Handling Hierarchies in Snowflake Schema
The snowflake schema is particularly adept at handling hierarchical data. Because each level of the hierarchy is typically represented by a separate table, it's straightforward to navigate up and down the hierarchy through simple joins. This makes the snowflake schema a good choice for datasets with complex, multi-level hierarchies.
Impact on Data Warehouse Performance
The increased number of tables and joins in a snowflake schema can have implications for the performance of the data warehouse. While the reduced redundancy can save on storage and potentially improve query performance for specific scenarios, the added complexity of the schema can slow down queries.

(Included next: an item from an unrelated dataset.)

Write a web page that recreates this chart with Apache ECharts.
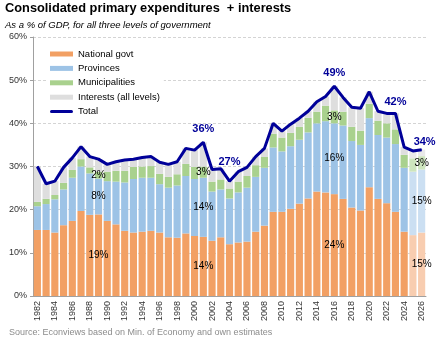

Furthermore, the normalization of the dimension tables can lead to more disk I/O operations, which could impact performance. Therefore, it's crucial to thoroughly test the performance of a snowflake schema under realistic workloads before deciding to use it.
Schema Evolution
Another point to consider is schema evolution. In a snowflake schema, changes to the schema can be more complex to implement, due to the normalization of the dimension tables. For example, adding a new level to a hierarchy can require the creation of a new table, and potentially complex changes to the existing relationships.
Conclusion
While the snowflake schema comes with numerous benefits like detailed analysis, reduced redundancy, and efficient storage use, it also presents challenges such as increased complexity and potential performance issues. Whether you should opt for a snowflake schema or not highly depends on your specific business requirements, data size, and the nature of queries your system will handle.